» What is asked: Everything from the line containing "Write a web" through the line containing "const edge = mids.map(a" must be written out exactly, and nothing more; leave any pictures out.

» Records for this task:
+ + +
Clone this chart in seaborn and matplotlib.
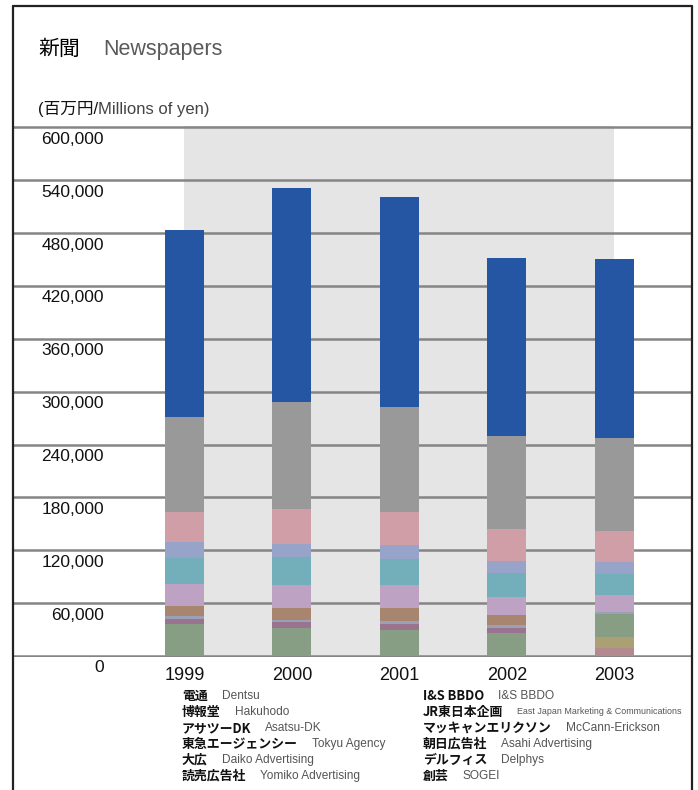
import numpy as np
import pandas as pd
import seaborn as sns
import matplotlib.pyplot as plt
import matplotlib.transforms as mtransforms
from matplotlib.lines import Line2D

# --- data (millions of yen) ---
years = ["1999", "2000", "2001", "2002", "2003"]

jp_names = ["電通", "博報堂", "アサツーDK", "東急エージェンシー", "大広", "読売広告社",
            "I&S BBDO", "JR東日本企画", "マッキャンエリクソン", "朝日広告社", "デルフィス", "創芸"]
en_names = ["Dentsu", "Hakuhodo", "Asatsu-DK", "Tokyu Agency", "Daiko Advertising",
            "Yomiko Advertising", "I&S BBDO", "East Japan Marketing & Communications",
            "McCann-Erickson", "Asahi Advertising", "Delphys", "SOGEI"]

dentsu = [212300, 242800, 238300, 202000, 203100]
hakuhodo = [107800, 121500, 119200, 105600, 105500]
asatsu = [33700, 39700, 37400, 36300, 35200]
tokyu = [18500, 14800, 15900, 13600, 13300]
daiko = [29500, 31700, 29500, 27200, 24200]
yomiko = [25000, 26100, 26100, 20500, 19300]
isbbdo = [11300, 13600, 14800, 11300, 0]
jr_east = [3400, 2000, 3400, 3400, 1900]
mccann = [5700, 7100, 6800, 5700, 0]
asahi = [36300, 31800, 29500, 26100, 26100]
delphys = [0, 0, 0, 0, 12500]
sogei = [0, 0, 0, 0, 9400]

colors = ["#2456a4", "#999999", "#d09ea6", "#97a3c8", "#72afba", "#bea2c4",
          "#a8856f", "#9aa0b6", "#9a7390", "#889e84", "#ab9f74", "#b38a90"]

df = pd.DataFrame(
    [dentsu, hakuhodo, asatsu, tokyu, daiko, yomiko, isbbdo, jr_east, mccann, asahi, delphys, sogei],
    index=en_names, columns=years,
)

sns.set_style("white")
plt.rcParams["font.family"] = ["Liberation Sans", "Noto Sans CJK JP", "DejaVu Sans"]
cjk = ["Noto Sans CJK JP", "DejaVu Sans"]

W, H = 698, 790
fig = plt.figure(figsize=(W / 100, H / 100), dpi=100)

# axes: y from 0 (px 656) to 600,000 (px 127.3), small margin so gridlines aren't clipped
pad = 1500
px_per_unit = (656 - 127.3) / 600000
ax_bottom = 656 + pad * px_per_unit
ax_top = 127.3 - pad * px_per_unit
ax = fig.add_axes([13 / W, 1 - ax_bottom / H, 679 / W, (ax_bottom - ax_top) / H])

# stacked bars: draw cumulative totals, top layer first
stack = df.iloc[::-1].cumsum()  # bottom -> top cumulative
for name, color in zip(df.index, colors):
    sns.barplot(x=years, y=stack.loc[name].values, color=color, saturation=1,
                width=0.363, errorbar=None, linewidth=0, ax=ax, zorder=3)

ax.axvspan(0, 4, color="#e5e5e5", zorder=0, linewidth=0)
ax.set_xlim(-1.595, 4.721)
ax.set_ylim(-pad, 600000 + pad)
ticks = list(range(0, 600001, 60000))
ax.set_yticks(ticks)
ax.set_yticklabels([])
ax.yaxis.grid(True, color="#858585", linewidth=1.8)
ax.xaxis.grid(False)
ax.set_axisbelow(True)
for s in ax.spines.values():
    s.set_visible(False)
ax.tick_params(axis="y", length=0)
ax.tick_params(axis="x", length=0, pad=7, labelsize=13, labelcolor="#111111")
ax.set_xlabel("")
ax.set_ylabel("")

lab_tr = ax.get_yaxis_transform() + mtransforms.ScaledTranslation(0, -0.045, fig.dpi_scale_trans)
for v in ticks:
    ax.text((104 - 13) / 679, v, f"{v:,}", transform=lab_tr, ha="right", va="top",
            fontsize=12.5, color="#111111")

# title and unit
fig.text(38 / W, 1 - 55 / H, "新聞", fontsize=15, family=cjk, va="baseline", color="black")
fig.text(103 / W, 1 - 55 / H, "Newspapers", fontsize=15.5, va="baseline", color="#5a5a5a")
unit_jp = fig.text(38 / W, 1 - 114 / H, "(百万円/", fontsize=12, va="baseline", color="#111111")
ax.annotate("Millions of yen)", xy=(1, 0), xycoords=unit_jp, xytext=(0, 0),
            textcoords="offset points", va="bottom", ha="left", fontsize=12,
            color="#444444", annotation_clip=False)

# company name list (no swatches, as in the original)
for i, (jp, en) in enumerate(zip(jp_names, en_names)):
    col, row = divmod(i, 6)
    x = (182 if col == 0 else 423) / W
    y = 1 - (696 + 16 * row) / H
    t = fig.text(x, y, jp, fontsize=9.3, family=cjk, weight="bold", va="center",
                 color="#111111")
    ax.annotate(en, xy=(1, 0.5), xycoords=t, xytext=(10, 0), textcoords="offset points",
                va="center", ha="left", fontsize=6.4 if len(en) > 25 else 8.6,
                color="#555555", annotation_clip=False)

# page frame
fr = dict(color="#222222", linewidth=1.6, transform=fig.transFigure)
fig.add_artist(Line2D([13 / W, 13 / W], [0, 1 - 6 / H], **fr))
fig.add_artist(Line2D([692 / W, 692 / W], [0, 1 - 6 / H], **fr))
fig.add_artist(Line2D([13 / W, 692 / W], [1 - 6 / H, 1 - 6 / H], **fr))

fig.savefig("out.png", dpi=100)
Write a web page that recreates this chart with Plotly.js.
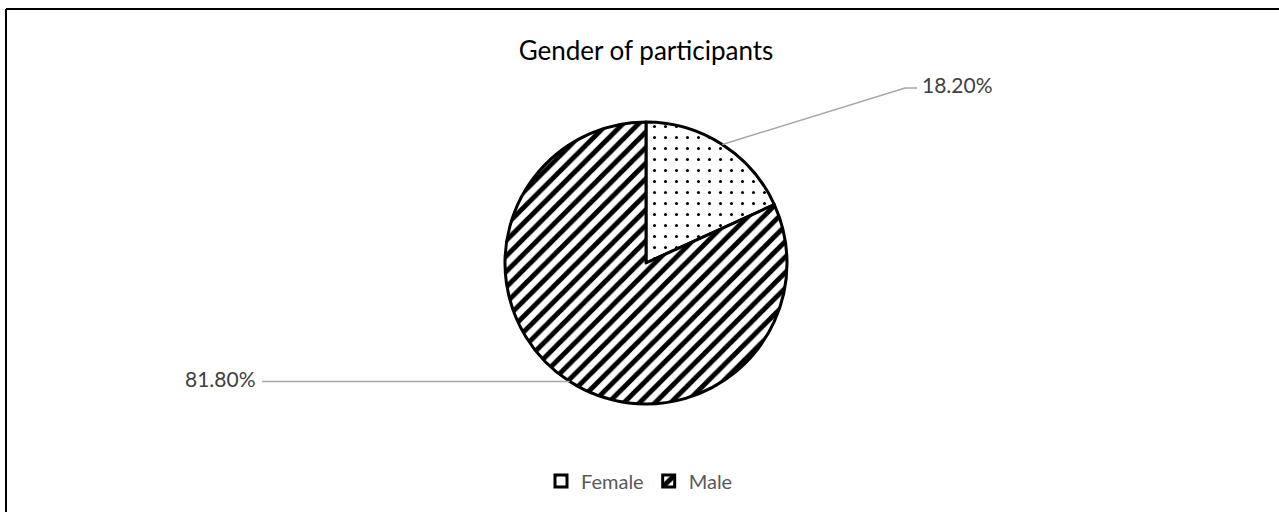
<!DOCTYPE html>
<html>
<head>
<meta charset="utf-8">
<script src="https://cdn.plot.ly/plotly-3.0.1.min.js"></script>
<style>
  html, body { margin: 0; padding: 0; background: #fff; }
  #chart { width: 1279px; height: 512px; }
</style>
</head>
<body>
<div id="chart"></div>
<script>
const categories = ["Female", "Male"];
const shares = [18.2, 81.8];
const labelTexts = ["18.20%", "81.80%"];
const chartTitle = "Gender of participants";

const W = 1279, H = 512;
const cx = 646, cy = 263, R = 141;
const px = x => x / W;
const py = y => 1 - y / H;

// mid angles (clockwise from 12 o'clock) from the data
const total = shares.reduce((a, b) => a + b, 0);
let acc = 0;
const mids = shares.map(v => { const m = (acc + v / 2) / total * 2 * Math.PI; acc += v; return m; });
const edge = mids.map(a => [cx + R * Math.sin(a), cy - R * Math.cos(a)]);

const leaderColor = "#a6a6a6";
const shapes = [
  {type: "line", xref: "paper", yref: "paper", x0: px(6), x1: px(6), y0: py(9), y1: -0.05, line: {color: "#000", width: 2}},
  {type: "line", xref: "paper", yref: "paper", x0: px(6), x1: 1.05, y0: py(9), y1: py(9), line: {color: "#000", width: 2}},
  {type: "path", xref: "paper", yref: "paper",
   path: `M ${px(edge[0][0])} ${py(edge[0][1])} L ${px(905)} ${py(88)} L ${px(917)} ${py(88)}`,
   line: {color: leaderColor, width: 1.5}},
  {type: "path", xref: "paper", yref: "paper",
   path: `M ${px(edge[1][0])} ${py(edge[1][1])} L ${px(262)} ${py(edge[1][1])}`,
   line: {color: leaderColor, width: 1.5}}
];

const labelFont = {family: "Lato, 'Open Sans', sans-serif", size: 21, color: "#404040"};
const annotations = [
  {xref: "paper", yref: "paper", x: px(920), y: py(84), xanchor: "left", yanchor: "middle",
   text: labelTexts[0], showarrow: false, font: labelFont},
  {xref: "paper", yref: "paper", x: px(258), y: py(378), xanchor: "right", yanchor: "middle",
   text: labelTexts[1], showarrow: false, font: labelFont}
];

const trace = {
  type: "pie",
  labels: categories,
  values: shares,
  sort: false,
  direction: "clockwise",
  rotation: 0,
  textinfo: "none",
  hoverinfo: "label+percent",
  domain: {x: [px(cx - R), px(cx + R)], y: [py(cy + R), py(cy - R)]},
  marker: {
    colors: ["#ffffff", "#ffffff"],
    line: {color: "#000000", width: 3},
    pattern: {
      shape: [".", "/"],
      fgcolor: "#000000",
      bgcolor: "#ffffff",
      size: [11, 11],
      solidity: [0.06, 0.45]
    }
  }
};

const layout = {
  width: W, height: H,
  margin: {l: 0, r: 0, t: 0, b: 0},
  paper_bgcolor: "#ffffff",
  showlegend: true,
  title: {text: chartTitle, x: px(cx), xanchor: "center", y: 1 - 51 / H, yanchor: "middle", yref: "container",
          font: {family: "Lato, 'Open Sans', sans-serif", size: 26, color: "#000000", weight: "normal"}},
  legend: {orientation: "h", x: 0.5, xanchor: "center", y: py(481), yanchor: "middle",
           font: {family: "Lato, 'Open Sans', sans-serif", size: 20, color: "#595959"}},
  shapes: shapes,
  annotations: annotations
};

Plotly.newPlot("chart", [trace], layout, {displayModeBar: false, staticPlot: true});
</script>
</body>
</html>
+ + +
» Answer in full:
Write a web page that recreates this chart with Plotly.js.
<!DOCTYPE html>
<html>
<head>
<meta charset="utf-8">
<script src="https://cdn.plot.ly/plotly-3.0.1.min.js"></script>
<style>
  html, body { margin: 0; padding: 0; background: #fff; }
  #chart { width: 1279px; height: 512px; }
</style>
</head>
<body>
<div id="chart"></div>
<script>
const categories = ["Female", "Male"];
const shares = [18.2, 81.8];
const labelTexts = ["18.20%", "81.80%"];
const chartTitle = "Gender of participants";

const W = 1279, H = 512;
const cx = 646, cy = 263, R = 141;
const px = x => x / W;
const py = y => 1 - y / H;

// mid angles (clockwise from 12 o'clock) from the data
const total = shares.reduce((a, b) => a + b, 0);
let acc = 0;
const mids = shares.map(v => { const m = (acc + v / 2) / total * 2 * Math.PI; acc += v; return m; });
const edge = mids.map(a => [cx + R * Math.sin(a), cy - R * Math.cos(a)]);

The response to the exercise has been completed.